- Requirement
Omit pictures and quote the listing below line by line, from its start through the line that holds "4.66, 5.75, 5.08, 4.42, 3.75, 3.75]".

[Charts and diagrams as code]
··········
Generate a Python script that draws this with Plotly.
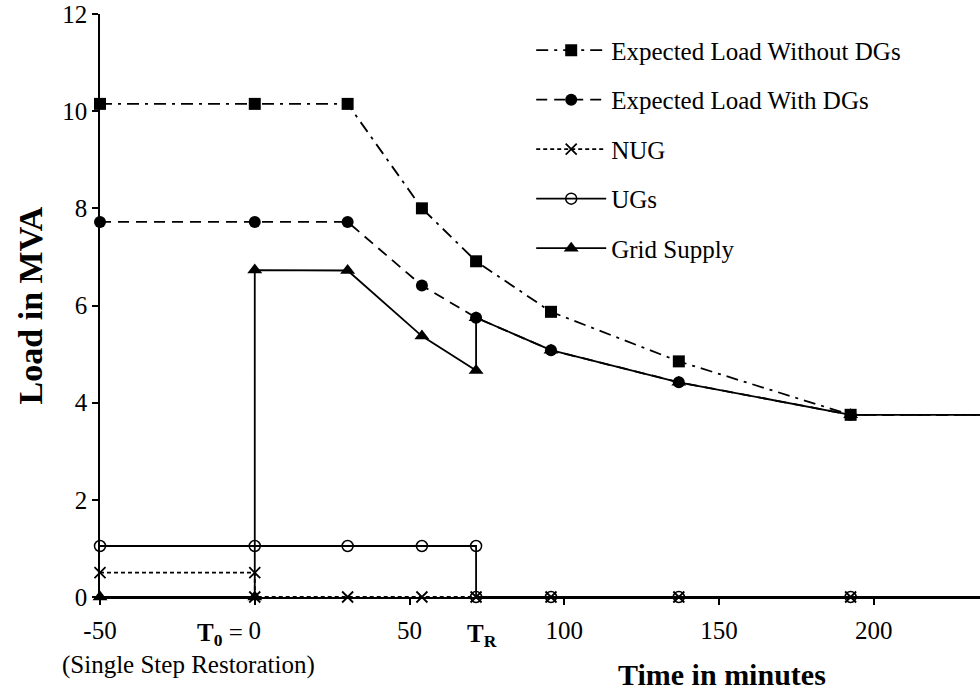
import plotly.graph_objects as go

# Time axis (minutes); T0 = 0 is the fault instant, TR the restoration instant
TR = 71.5
time_load = [-50, 0, 30, 54, TR, 95.7, 137, 192.5, 250]
load_without_dg = [10.15, 10.15, 10.15, 8.0, 6.91, 5.87, 4.85, 3.75, 3.75]
load_with_dg = [7.72, 7.72, 7.72, 6.41, 5.75, 5.08, 4.42, 3.75, 3.75]

time_nug = [-50, 0, 0, 30, 54, TR, 95.7, 137, 192.5, 250]
nug = [0.5, 0.5, 0, 0, 0, 0, 0, 0, 0, 0]

time_ug = [-50, 0, 30, 54, TR, TR, 95.7, 137, 192.5, 250]
ugs = [1.05, 1.05, 1.05, 1.05, 1.05, 0, 0, 0, 0, 0]

time_grid = [-50, 0, 0, 30, 54, TR, TR, 95.7, 137, 192.5, 250]
grid_supply = [0, 0, 6.73, 6.72, 5.37, 4.66, 5.75, 5.08, 4.42, 3.75, 3.75]

x_tick_vals = [-50, 0, 50, 100, 150, 200]
x_tick_text = ["-50", "0", "50", "100", "150", "200"]
y_tick_vals = [0, 2, 4, 6, 8, 10, 12]

FONT = "Liberation Serif, Times New Roman, serif"
BLACK = "black"
FS = 25

series = [
    ("Expected Load Without DGs", time_load, load_without_dg,
     dict(symbol="square", size=12), "12px,6px,3px,6px"),
    ("Expected Load With DGs", time_load, load_with_dg,
     dict(symbol="circle", size=12), "11px,7px"),
    ("NUG", time_nug, nug,
     dict(symbol="x-thin", size=11, line=dict(width=1.8, color=BLACK)), "4px,3px"),
    ("UGs", time_ug, ugs,
     dict(symbol="circle-open", size=11, line=dict(width=1.5, color=BLACK)), "solid"),
    ("Grid Supply", time_grid, grid_supply,
     dict(symbol="triangle-up", size=13), "solid"),
]

fig = go.Figure()
for i, (name, xs, ys, marker, dash) in enumerate(series):
    fig.add_trace(go.Scatter(
        x=xs, y=ys, name=name, mode="lines+markers",
        line=dict(color=BLACK, width=1.8, dash=dash),
        marker=dict(color=BLACK, **marker),
        cliponaxis=False, legendgroup=str(i),
    ))

# special tick labels: "T0 =" in front of the 0 tick, and TR at the restoration time
fig.add_annotation(x=0, y=0, yref="y", xref="x", xanchor="right",
                   text="<b>T<sub>0</sub></b> =", showarrow=False, xshift=-10, yshift=-37,
                   font=dict(family=FONT, size=FS, color=BLACK))
fig.add_annotation(x=TR, y=0, yref="y", xref="x", text="<b>T<sub>R</sub></b>",
                   showarrow=False, xshift=6, yshift=-38, font=dict(family=FONT, size=FS, color=BLACK))
fig.add_annotation(x=0.0, y=0, xref="paper", yref="paper", xanchor="left", yanchor="top",
                   text="(Single Step Restoration)", showarrow=False, xshift=-40, yshift=-52,
                   font=dict(family=FONT, size=FS, color=BLACK))
fig.add_annotation(x=0.707, y=0, xref="paper", yref="paper", xanchor="center", yanchor="top",
                   text="<b>Time in minutes</b>", showarrow=False, yshift=-59,
                   font=dict(family=FONT, size=30, color=BLACK))

fig.update_layout(
    width=980, height=691,
    margin=dict(l=100, r=0, t=14, b=94),
    paper_bgcolor="white", plot_bgcolor="white",
    font=dict(family=FONT, size=FS, color=BLACK),
    showlegend=True,
    legend=dict(x=0.490, y=0.977, xanchor="left", yanchor="top",
                font=dict(family=FONT, size=FS, color=BLACK),
                bgcolor="rgba(0,0,0,0)", traceorder="grouped", tracegroupgap=14,
                itemwidth=70),
    xaxis=dict(range=[-50, 234.3], tickvals=x_tick_vals, ticktext=x_tick_text,
               showgrid=False, zeroline=False, showline=True, linecolor=BLACK, linewidth=1.5,
               ticks="outside", ticklen=6, tickwidth=1.5, tickcolor=BLACK, ticklabelstandoff=4,
               tickfont=dict(family=FONT, size=FS, color=BLACK)),
    yaxis=dict(range=[0, 12], tickvals=y_tick_vals,
               showgrid=False, zeroline=False, showline=True, linecolor=BLACK, linewidth=1.5,
               ticks="outside", ticklen=6, tickwidth=1.5, tickcolor=BLACK,
               tickfont=dict(family=FONT, size=FS, color=BLACK),
               title=dict(text="<b>Load in MVA</b>", standoff=9,
                          font=dict(family=FONT, size=34, color=BLACK))),
)

fig.write_html("out.html")
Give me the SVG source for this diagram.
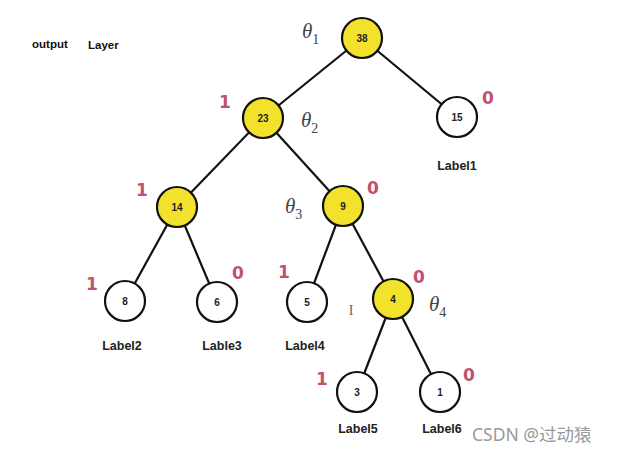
<svg xmlns="http://www.w3.org/2000/svg" width="617" height="452" viewBox="0 0 617 452">
<style>
.n circle{stroke:#111;stroke-width:2.2}
.y circle{fill:#f3e22c}
.w circle{fill:#fff}
.n text{font-family:"Liberation Sans",Arial,sans-serif;font-size:10px;font-weight:bold;fill:#222;text-anchor:middle}
.lbl{font-family:"Liberation Sans",Arial,sans-serif;font-size:12.5px;font-weight:bold;fill:#222;text-anchor:middle}
.bit{font-family:"DejaVu Sans",sans-serif;font-size:17px;font-weight:bold;fill:#c2506e;text-anchor:middle}
.th{font-family:"Liberation Serif","Times New Roman",serif;font-style:italic;font-size:21px;fill:#444}
.th tspan{font-style:normal;font-size:14px}
</style>
<rect width="617" height="452" fill="#fff"/>
<g id="connectors" stroke="#111" stroke-width="2.2">
<line x1="362" y1="38" x2="263" y2="118"/>
<line x1="362" y1="38" x2="457" y2="117"/>
<line x1="263" y1="118" x2="177" y2="207"/>
<line x1="263" y1="118" x2="343" y2="206"/>
<line x1="177" y1="207" x2="125" y2="301"/>
<line x1="177" y1="207" x2="217" y2="302"/>
<line x1="343" y1="206" x2="307" y2="302"/>
<line x1="343" y1="206" x2="393" y2="299"/>
<line x1="393" y1="299" x2="357" y2="392"/>
<line x1="393" y1="299" x2="440" y2="392"/>
</g>
<text x="32" y="48" font-family="Liberation Sans,Arial,sans-serif" font-size="11.5" font-weight="bold" fill="#111">output</text>
<text x="88" y="49" font-family="Liberation Sans,Arial,sans-serif" font-size="11.5" font-weight="bold" fill="#111">Layer</text>
<g id="n38" class="n y"><circle cx="362" cy="38" r="20"/><text x="362" y="41.5">38</text></g>
<g id="n15" class="n w"><circle cx="457" cy="117" r="20"/><text x="457" y="120.5">15</text></g>
<g id="n23" class="n y"><circle cx="263" cy="118" r="20"/><text x="263" y="121.5">23</text></g>
<g id="n14" class="n y"><circle cx="177" cy="207" r="20"/><text x="177" y="210.5">14</text></g>
<g id="n9" class="n y"><circle cx="343" cy="206" r="20"/><text x="343" y="209.5">9</text></g>
<g id="n8" class="n w"><circle cx="125" cy="301" r="20"/><text x="125" y="304.5">8</text></g>
<g id="n6" class="n w"><circle cx="217" cy="302" r="20"/><text x="217" y="305.5">6</text></g>
<g id="n5" class="n w"><circle cx="307" cy="302" r="20"/><text x="307" y="305.5">5</text></g>
<g id="n4" class="n y"><circle cx="393" cy="299" r="20"/><text x="393" y="302.5">4</text></g>
<g id="n3" class="n w"><circle cx="357" cy="392" r="20"/><text x="357" y="395.5">3</text></g>
<g id="n1" class="n w"><circle cx="440" cy="392" r="20"/><text x="440" y="395.5">1</text></g>
<text class="lbl" x="457" y="170">Label1</text>
<text class="lbl" x="122" y="350">Label2</text>
<text class="lbl" x="222" y="350">Lable3</text>
<text class="lbl" x="305" y="350">Label4</text>
<text class="lbl" x="358" y="433">Label5</text>
<text class="lbl" x="442" y="433">Label6</text>
<text class="bit" x="225" y="108">1</text>
<text class="bit" x="488" y="104">0</text>
<text class="bit" x="142" y="196">1</text>
<text class="bit" x="373" y="194">0</text>
<text class="bit" x="92" y="290">1</text>
<text class="bit" x="238" y="279">0</text>
<text class="bit" x="284" y="278">1</text>
<text class="bit" x="419" y="283">0</text>
<text class="bit" x="322" y="385">1</text>
<text class="bit" x="469" y="381">0</text>
<text class="th" x="302" y="38">θ<tspan dy="6">1</tspan></text>
<text class="th" x="301" y="127">θ<tspan dy="6">2</tspan></text>
<text class="th" x="285" y="213">θ<tspan dy="6">3</tspan></text>
<text class="th" x="429" y="311">θ<tspan dy="6">4</tspan></text>
<text x="351" y="315" font-family="Liberation Serif,serif" font-size="14" fill="#666" text-anchor="middle">I</text>
<text x="472" y="441" font-family="Noto Sans,Noto Sans CJK SC,sans-serif" font-size="17.5" fill="#9a9a9a">CSDN @过动猿</text>
</svg>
··········
- Full response
Generate a Python script that draws this with Plotly.
import plotly.graph_objects as go

# Time axis (minutes); T0 = 0 is the fault instant, TR the restoration instant
TR = 71.5
time_load = [-50, 0, 30, 54, TR, 95.7, 137, 192.5, 250]
load_without_dg = [10.15, 10.15, 10.15, 8.0, 6.91, 5.87, 4.85, 3.75, 3.75]
load_with_dg = [7.72, 7.72, 7.72, 6.41, 5.75, 5.08, 4.42, 3.75, 3.75]

time_nug = [-50, 0, 0, 30, 54, TR, 95.7, 137, 192.5, 250]
nug = [0.5, 0.5, 0, 0, 0, 0, 0, 0, 0, 0]

time_ug = [-50, 0, 30, 54, TR, TR, 95.7, 137, 192.5, 250]
ugs = [1.05, 1.05, 1.05, 1.05, 1.05, 0, 0, 0, 0, 0]

time_grid = [-50, 0, 0, 30, 54, TR, TR, 95.7, 137, 192.5, 250]
grid_supply = [0, 0, 6.73, 6.72, 5.37, 4.66, 5.75, 5.08, 4.42, 3.75, 3.75]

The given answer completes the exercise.